M. Michel Hunault. Pour justifier l’opposition du groupe socialiste au texte, M. Raimbourg a évoqué l’indépendance des magistrats. Monsieur le garde des sceaux, les débats relatifs aux élections présidentielle et législatives vont nous donner l’occasion d’évoquer cette question. Pour ma part, je considère que c’est faire injure à l’ensemble des magistrats de France que de remettre sans cesse en cause leur indépendance. La mission confiée aux magistrats, consistant à appliquer la loi, est extrêmement difficile. Les magistrats du parquet veillent, en ce qui les concerne, à l’uniformité de l’application de la politique pénale voulue par le Gouvernement et la majorité.
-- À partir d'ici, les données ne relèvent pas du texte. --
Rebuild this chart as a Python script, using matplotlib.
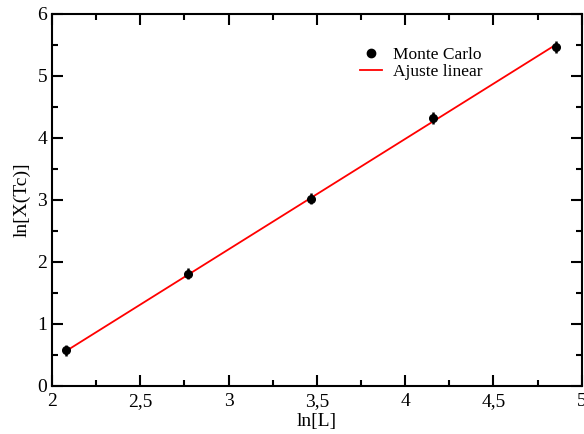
import matplotlib
matplotlib.use("Agg")
import matplotlib.pyplot as plt
from matplotlib.lines import Line2D
from matplotlib.ticker import MultipleLocator, FuncFormatter

# data
lnL = [2.079, 2.773, 3.466, 4.159, 4.852]
lnX = [0.57, 1.81, 3.02, 4.32, 5.47]
lnX_err = [0.09, 0.09, 0.09, 0.09, 0.10]

# linear fit line end points
fit_x = [2.079, 4.852]
fit_y = [0.56, 5.50]

plt.rcParams['font.family'] = ['Liberation Serif', 'DejaVu Serif']

fig = plt.figure(figsize=(5.84, 4.34), dpi=100)
ax = fig.add_axes([0.089, 0.111, 0.907, 0.857])

ax.errorbar(lnL, lnX, yerr=lnX_err, fmt='o', color='black', markersize=5.5,
            elinewidth=1.8, capsize=0, zorder=3)
ax.plot(fit_x, fit_y, color='red', linewidth=1.3, zorder=2)

ax.set_xlim(2, 5)
ax.set_ylim(0, 6)
ax.xaxis.set_major_locator(MultipleLocator(0.5))
ax.xaxis.set_minor_locator(MultipleLocator(0.25))
ax.yaxis.set_major_locator(MultipleLocator(1))
ax.yaxis.set_minor_locator(MultipleLocator(0.5))

def comma(v, pos):
    s = ('%g' % v)
    return s.replace('.', ',')

ax.xaxis.set_major_formatter(FuncFormatter(comma))
ax.yaxis.set_major_formatter(FuncFormatter(comma))

ax.tick_params(which='both', direction='in', top=True, right=True, width=1.5, labelsize=14)
ax.tick_params(which='major', length=8)
ax.tick_params(axis='x', which='major', pad=5)
ax.tick_params(which='minor', length=4)
for s in ax.spines.values():
    s.set_linewidth(1.5)

ax.set_xlabel('ln[L]', fontsize=14, labelpad=2)
ax.set_ylabel('ln[X(Tc)]', fontsize=14, labelpad=5)

handles = [Line2D([], [], linestyle='none', marker='o', color='black', markersize=6),
           Line2D([], [], color='red', linewidth=1.3)]
ax.legend(handles, ['Monte Carlo', 'Ajuste linear'], loc='upper left',
          bbox_to_anchor=(0.568, 0.93), frameon=False, fontsize=12.5,
          handlelength=1.3, handletextpad=0.6, labelspacing=0.05, borderaxespad=0)

plt.savefig('out.png', dpi=100)
plt.close()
Je crois que remettre systématiquement en cause leur indépendance équivaut à les insulter.
Je me réjouis que l’amendement visant à faire des magistrats la seule catégorie de Français ne pouvant avoir l’honneur de se voir décerner certaines décorations par la République – notamment l’ordre de la Légion d’honneur ou l’ordre national du Mérite – soit retiré. Le dévouement de ces hommes et de ces femmes, contribuant à assurer la cohésion de la Nation, n’est plus à démontrer, eux qui, bien souvent, ont accompli 35 heures de travail dès le mercredi – et en font évidemment autant durant la deuxième moitié de la semaine –, eux qui permettent que des audiences se tiennent jusque tard le soir, avec le concours des greffiers.
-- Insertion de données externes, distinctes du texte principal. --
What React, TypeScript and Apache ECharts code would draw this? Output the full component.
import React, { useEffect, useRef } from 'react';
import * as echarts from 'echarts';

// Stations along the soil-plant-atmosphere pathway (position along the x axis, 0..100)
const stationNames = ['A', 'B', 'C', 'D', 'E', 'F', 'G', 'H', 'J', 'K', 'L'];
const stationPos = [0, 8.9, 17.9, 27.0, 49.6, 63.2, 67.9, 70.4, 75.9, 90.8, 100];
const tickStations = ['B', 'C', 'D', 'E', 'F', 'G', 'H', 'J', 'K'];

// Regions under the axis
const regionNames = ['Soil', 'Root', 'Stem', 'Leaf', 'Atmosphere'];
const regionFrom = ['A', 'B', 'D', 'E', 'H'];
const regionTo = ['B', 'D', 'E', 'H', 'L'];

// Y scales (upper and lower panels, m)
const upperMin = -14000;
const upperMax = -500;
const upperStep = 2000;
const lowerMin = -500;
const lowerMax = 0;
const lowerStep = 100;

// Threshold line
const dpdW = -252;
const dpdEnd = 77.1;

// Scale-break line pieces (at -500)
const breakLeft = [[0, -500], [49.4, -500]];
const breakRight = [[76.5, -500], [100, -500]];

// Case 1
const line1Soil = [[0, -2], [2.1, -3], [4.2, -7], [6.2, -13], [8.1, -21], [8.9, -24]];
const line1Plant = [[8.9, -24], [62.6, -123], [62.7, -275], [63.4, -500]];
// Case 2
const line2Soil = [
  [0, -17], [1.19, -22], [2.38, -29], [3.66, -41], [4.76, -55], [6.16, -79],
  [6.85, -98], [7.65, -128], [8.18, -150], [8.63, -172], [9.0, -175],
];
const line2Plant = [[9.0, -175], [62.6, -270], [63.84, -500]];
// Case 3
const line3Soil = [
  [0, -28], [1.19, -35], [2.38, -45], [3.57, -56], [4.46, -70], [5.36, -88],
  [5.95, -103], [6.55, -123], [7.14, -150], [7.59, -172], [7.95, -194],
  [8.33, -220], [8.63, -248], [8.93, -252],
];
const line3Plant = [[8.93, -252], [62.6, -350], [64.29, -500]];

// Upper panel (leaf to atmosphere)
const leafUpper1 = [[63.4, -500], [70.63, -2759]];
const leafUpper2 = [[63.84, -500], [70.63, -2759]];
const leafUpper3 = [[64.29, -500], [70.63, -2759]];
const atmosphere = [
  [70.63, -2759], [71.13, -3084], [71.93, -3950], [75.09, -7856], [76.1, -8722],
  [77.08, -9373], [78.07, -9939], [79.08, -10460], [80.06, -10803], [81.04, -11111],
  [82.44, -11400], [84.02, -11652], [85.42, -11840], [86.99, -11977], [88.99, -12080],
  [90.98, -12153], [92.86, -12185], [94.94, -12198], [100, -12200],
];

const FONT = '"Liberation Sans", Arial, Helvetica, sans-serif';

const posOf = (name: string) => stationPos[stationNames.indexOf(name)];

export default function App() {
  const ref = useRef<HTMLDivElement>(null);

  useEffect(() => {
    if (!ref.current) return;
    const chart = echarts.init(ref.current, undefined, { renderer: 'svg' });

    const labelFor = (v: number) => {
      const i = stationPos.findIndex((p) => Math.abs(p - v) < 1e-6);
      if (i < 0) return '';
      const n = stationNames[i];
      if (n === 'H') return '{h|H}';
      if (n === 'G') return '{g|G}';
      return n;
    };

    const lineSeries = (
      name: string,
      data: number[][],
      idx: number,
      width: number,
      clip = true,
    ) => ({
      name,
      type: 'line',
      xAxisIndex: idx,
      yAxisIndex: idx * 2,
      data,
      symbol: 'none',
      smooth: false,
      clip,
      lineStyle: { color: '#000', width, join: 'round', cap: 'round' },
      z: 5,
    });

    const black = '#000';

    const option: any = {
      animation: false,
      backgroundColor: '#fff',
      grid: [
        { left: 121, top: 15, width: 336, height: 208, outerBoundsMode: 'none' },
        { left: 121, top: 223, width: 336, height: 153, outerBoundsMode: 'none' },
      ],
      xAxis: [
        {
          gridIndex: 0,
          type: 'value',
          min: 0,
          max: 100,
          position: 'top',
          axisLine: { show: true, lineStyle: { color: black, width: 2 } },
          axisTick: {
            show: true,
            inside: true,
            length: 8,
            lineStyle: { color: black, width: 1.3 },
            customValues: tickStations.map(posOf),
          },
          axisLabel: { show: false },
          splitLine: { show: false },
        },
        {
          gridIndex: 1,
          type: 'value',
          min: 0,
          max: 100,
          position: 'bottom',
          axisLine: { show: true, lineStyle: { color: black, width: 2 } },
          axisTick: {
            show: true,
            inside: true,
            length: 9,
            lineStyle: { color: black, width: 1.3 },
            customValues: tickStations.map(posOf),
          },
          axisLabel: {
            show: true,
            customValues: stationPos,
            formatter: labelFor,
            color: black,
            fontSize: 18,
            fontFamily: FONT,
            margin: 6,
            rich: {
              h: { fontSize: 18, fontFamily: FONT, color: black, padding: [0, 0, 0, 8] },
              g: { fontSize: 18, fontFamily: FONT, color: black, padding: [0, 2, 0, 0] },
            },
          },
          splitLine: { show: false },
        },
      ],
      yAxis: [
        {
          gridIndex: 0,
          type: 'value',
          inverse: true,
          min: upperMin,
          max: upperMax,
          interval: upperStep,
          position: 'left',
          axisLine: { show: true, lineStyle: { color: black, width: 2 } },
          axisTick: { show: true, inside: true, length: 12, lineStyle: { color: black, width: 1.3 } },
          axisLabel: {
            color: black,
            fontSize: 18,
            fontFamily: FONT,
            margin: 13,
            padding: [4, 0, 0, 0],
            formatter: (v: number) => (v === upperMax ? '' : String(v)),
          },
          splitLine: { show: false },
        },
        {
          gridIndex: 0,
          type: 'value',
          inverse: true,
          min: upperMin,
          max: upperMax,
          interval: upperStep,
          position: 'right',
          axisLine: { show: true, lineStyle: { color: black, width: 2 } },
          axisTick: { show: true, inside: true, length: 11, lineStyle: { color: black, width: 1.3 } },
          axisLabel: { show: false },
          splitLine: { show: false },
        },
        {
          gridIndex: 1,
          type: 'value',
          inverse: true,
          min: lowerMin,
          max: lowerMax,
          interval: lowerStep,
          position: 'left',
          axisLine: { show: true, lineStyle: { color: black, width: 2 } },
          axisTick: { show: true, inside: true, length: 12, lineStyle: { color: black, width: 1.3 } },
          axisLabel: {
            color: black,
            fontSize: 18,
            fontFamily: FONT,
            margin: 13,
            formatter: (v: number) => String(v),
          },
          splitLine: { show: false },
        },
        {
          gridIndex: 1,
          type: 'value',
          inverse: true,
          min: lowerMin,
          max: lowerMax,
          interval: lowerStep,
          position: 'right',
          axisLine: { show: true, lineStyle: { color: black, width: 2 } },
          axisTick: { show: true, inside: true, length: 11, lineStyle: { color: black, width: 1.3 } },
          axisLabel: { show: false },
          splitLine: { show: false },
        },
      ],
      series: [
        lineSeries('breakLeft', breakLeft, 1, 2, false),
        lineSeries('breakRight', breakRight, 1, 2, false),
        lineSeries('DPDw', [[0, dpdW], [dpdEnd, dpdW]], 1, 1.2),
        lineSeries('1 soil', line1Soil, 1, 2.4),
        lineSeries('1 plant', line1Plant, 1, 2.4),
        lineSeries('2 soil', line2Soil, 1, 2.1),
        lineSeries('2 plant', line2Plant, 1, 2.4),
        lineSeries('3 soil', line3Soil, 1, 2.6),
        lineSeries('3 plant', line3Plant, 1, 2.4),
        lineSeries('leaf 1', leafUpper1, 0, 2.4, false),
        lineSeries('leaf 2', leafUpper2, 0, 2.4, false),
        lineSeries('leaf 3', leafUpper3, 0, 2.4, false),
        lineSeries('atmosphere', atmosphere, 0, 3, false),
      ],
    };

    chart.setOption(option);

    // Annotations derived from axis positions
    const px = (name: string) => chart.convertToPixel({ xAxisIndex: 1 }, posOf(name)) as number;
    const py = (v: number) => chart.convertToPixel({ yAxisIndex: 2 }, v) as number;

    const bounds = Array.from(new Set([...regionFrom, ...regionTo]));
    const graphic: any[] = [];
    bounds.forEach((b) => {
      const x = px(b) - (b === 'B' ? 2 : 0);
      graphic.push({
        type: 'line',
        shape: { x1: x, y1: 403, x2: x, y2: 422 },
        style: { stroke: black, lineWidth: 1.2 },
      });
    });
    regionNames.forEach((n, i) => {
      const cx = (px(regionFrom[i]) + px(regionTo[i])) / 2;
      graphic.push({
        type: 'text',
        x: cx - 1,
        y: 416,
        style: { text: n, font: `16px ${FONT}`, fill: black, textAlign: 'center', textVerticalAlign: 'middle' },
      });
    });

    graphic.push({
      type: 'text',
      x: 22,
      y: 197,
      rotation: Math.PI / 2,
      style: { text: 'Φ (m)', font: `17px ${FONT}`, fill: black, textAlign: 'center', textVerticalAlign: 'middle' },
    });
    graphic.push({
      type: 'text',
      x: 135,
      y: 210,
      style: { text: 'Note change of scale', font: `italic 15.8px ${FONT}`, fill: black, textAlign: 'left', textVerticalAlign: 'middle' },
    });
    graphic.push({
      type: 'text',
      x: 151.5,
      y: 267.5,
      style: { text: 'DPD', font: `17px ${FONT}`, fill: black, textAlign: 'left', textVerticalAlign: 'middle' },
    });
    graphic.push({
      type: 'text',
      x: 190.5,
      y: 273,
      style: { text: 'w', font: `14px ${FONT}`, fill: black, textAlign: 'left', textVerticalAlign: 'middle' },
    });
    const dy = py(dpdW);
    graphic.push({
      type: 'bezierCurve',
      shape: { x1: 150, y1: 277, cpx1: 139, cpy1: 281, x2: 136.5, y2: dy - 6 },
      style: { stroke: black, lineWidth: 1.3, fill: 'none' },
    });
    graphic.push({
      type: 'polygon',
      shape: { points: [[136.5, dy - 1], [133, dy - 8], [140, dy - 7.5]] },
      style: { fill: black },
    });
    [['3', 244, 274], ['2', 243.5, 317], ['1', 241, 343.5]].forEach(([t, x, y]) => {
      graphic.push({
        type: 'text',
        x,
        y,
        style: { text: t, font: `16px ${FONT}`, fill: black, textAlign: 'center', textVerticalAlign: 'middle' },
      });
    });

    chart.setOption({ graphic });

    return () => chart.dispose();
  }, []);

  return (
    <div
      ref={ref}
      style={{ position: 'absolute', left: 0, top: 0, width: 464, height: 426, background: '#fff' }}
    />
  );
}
Le texte que nous examinons a pour objet de régler un problème difficile, celui consistant à assurer la pérennité des retraites. Il me semble que, dès lors, nos collègues de l’opposition auraient été bien avisés de montrer davantage de prudence. Qui a eu le courage de mettre en œuvre une réforme des retraites au cours des dix dernières années, si ce n’est l’actuelle majorité ? Cette réforme a pour objet de préserver le financement du système de retraite par répartition, dans lequel les personnes qui travaillent payent la retraite de ceux qui ne travaillent plus.
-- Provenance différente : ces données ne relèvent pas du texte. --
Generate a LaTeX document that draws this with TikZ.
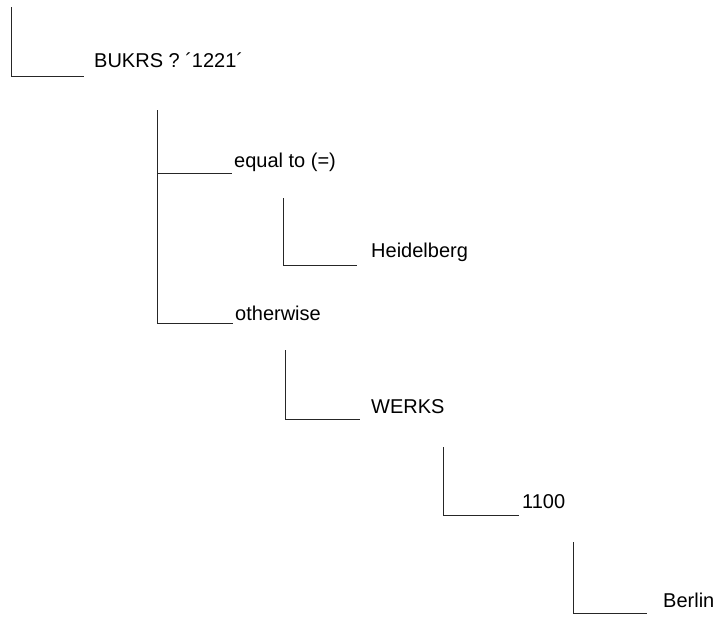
\documentclass[tikz,border=0pt]{standalone}
\usepackage{fontspec}
\setmainfont{Liberation Sans}
\begin{document}
\begin{tikzpicture}[x=1pt,y=-1pt,
  lbl/.style={anchor=base west,inner sep=0pt,font=\fontsize{20}{22}\selectfont},
  link/.style={draw=black!85,line width=1pt}]
\useasboundingbox (0,0) rectangle (720,616);
% nodes
\node[lbl] (bukrs) at (94,67) {BUKRS ? ´1221´};
\node[lbl] (eq) at (234,167) {equal to (=)};
\node[lbl] (oth) at (235,320) {otherwise};
\node[lbl] (heid) at (371,257) {Heidelberg};
\node[lbl] (werks) at (371,413) {WERKS};
\node[lbl] (n1100) at (522,508) {1100};
\node[lbl] (berlin) at (663,607) {Berlin};
% bracket coordinates
\coordinate (t1) at (11,7);   \coordinate (e1) at (84,76);
\coordinate (t2) at (157,110);\coordinate (e2a) at (232,173); \coordinate (e2b) at (233,323);
\coordinate (t3) at (283,198);\coordinate (e3) at (357,265);
\coordinate (t4) at (285,350);\coordinate (e4) at (360,419);
\coordinate (t5) at (443,447);\coordinate (e5) at (519,515);
\coordinate (t6) at (573,542);\coordinate (e6) at (647,613);
% connectors
\draw[link] (t1) |- (e1);
\draw[link] (t2) |- (e2b);
\draw[link] (t2 |- e2a) -- (e2a);
\draw[link] (t3) |- (e3);
\draw[link] (t4) |- (e4);
\draw[link] (t5) |- (e5);
\draw[link] (t6) |- (e6);
\end{tikzpicture}
\end{document}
En Europe, des gouvernements socialistes qui avaient remis en cause le nombre de fonctionnaires, abaissé le montant des pensions, retardé l’âge de la retraite, ont été balayés par les électeurs. Vous, monsieur le garde des sceaux, pouvez être fier de disposer d’une majorité qui vous défend. Nous aurons, dans les semaines à venir, un débat devant le peuple français, qu’il n’est sans doute pas inutile de commencer dès maintenant, dans notre hémicycle. C’est pourquoi, au nom du groupe Nouveau Centre, je vous apporte notre soutien. (Applaudissements sur les bancs des groupes UMP et NC.)
Article 3
Mme la présidente. Mes chers collègues, vous êtes nombreux à avoir demandé la parole sur ces amendements. Je vous demanderai donc de respecter scrupuleusement le temps qui vous est imparti.
La parole est à M. Michel Hunault.
M. Michel Hunault. Comme je me suis exprimé dans la discussion générale sur cette disposition, je serai bref. Je souhaiterais non seulement que l’on vote ces deux amendements – je fais miennes, à cet égard, les réflexions du garde des sceaux et des auteurs des amendements –, mais aussi que l’opposition, qui est à l’origine de la disposition en question, revienne sur sa position. Il faut que nous levions cette suspicion envers les magistrats.
M. Jean-Paul Garraud. Très bien !
M. Michel Hunault. L’unité de la représentation nationale peut conforter un corps professionnel. Il serait bon qu’il y ait un peu de sérénité ; nous devrions trouver un accord pour que ces amendements soient votés à l’unanimité.